Federal judge denies county’s motion to dismiss Nativity case


The legal case to decide whether a Nativity scene can be placed on the Jackson County Courthouse lawn during the holidays will move forward after a federal judge denied the county’s motion to dismiss it.

U.S. District Judge Tanya Walton Pratt denied the county’s motion to dismiss the case Monday.

The county argued its display included both secular and religious items, making it permissible in the wake of a lawsuit filed by county resident Rebecca Woodring in December 2018 in the U.S. District Court Southern District of Indiana.

Woodring sought a preliminary injunction prohibiting the county from displaying the Nativity scene at the courthouse. She is represented by the American Civil Liberties Union of Indiana.

Florida-based Liberty Counsel represents the county.

After a Dec. 13 complaint filed on behalf of an unnamed individual by Madison, Wisconsin-based Freedom From Religion Foundation, the county moved secular symbols, including a Santa Claus and carolers, closer to the Nativity.

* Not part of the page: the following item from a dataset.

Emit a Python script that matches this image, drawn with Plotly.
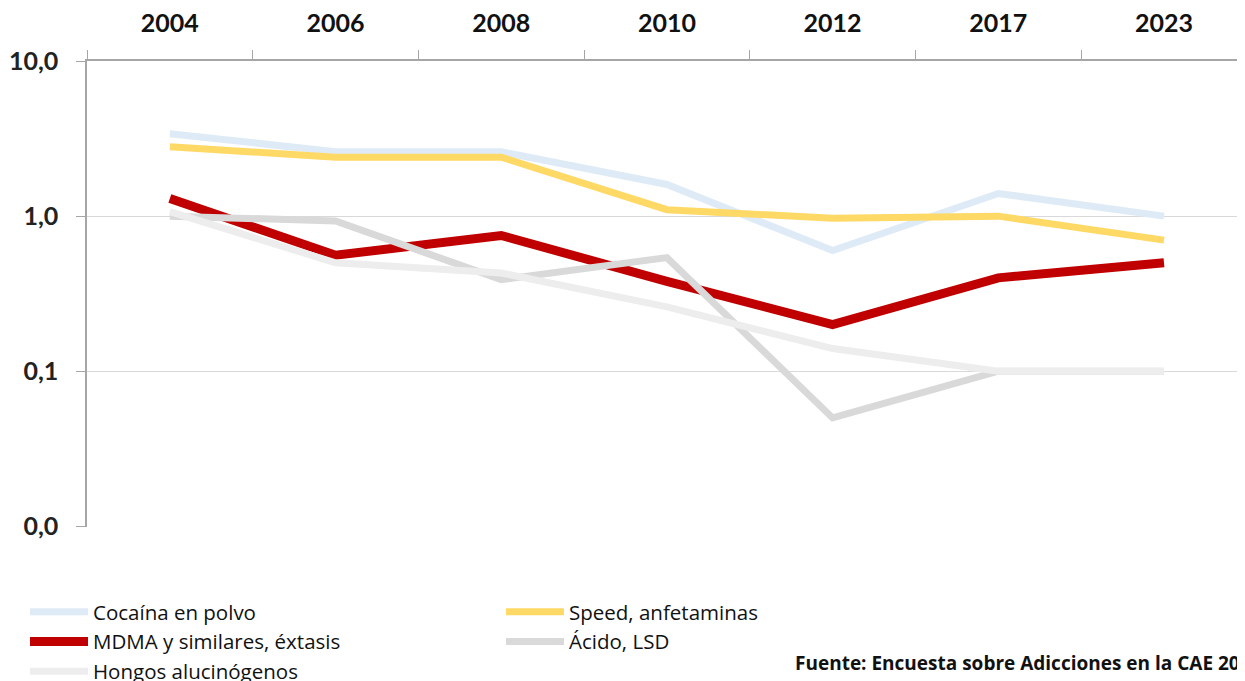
import plotly.graph_objects as go

years = ["2004", "2006", "2008", "2010", "2012", "2017", "2023"]

cocaina = [3.4, 2.6, 2.6, 1.6, 0.6, 1.4, 1.0]
speed = [2.8, 2.4, 2.4, 1.1, 0.97, 1.0, 0.7]
mdma = [1.3, 0.56, 0.75, 0.38, 0.2, 0.4, 0.5]
lsd = [1.0, 0.93, 0.39, 0.54, 0.05, 0.1, 0.1]
hongos = [1.07, 0.5, 0.43, 0.26, 0.14, 0.1, 0.1]

series_names = ["Cocaína en polvo", "Speed, anfetaminas", "MDMA y similares, éxtasis",
                "Ácido, LSD", "Hongos alucinógenos"]
series_values = [cocaina, speed, mdma, lsd, hongos]
series_colors = ["#DEEBF7", "#FFD966", "#C00000", "#D9D9D9", "#EDEDED"]
series_widths = [7, 7, 9, 7, 7]

y_tickvals = [0.01, 0.1, 1, 10]
y_ticktext = ["0,0", "0,1", "1,0", "10,0"]

source_text = "Fuente: Encuesta sobre Adicciones en la CAE 2023"

FONT = "Lato"
LEG_FONT = "Open Sans"

W, H = 1245, 681

fig = go.Figure()
for name, vals, col, w in zip(series_names, series_values, series_colors, series_widths):
    fig.add_trace(go.Scatter(
        x=years, y=vals, name=name, mode="lines",
        line=dict(color=col, width=w),
        hoverinfo="x+y+name",
    ))

fig.update_layout(
    width=W, height=H,
    margin=dict(l=79, r=8, t=53, b=162, autoexpand=False),
    paper_bgcolor="white", plot_bgcolor="white",
    font=dict(family=FONT, color="#222222"),
    showlegend=True,
    legend=dict(
        orientation="h",
        x=17 / W, xref="container", xanchor="left",
        y=(H - 584) / H, yref="container", yanchor="top",
        entrywidth=403, entrywidthmode="pixels",
        itemwidth=58,
        font=dict(size=20.5, color="#111111", family=LEG_FONT),
        tracegroupgap=0,
        bgcolor="rgba(0,0,0,0)",
    ),
    annotations=[dict(
        text="<b>" + source_text + "</b>",
        xref="paper", yref="paper", x=(793 - 87) / 1158, y=-(663 - 527) / 466,
        xanchor="left", yanchor="middle", showarrow=False,
        font=dict(size=19, color="#111111", family=LEG_FONT),
    )],
)

fig.update_xaxes(
    type="category", categoryorder="array", categoryarray=years,
    range=[-0.5, 6.489], side="top", automargin=False,
    showline=True, linecolor="#A6A6A6", linewidth=1.5,
    ticks="outside", tickson="boundaries", ticklen=9, tickcolor="#A6A6A6", tickwidth=1,
    ticklabelstandoff=17,
    showgrid=False, zeroline=False,
    tickfont=dict(size=25, color="#111111", family=FONT, weight="bold"),
)
fig.update_yaxes(
    type="log", range=[-2.004, 1], automargin=False,
    tickvals=y_tickvals, ticktext=y_ticktext,
    showline=True, linecolor="#A6A6A6", linewidth=1.5,
    ticks="outside", ticklen=9, tickcolor="#A6A6A6", tickwidth=1,
    ticklabelstandoff=13,
    showgrid=True, gridcolor="#D9D9D9", gridwidth=1.2,
    zeroline=False,
    tickfont=dict(size=25, color="#222222", family=FONT, weight="bold"),
)

fig.write_html("out.html")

Pratt wrote in her order that the court had not been persuaded that the Nativity scene had been altered with enough non-religious elements to comply with the First Amendment’s Establishment Clause.

The clause, held in case law, allows the practice that if something has violated the Establishment Clause in the past, it can become constitutional if it adds enough secular elements or elements of other religions, Pratt wrote.

"At this stage of the proceedings, it appears both that the government in Jackson County is endorsing a religion — Christianity — and that it lacks a secular purpose for erecting the Nativity scene," she wrote.

Pratt wrote in court documents that a "reasonable observer" would be given the impression the government is endorsing a religion because it is on a courthouse lawn and that it historically has included only a Nativity scene.

The county contended the display included one religious symbol — the Nativity scene — and two secular symbols because of the Santa Claus and carolers.

Walton wrote that that accounting was "suspect" and the court is "less concerned with the raw number of symbols than it is with the actual appearance of the display, in which the crèche seems to be much larger than the secular symbols."

The decision comes after the county sent a letter in July to the Brownstown Lions Club and suggested that if there is a Christmas display on the courthouse lawn this year, it should include the changes made in December 2018.

Those changes were to move other lit decorations, considered non-religious items, closer to the Nativity scene. Those decorations included a Santa Claus, reindeer, a sleigh, carolers and more.

"It shall contain at least as many and as large non-religious items as were displayed in 2018 and prior," commissioners wrote.

Commissioners stated in the letter those changes were to be permanent and decorations should be placed so "that all items can be seen in one field of view when looking at the front of the courthouse without having to scan left or right."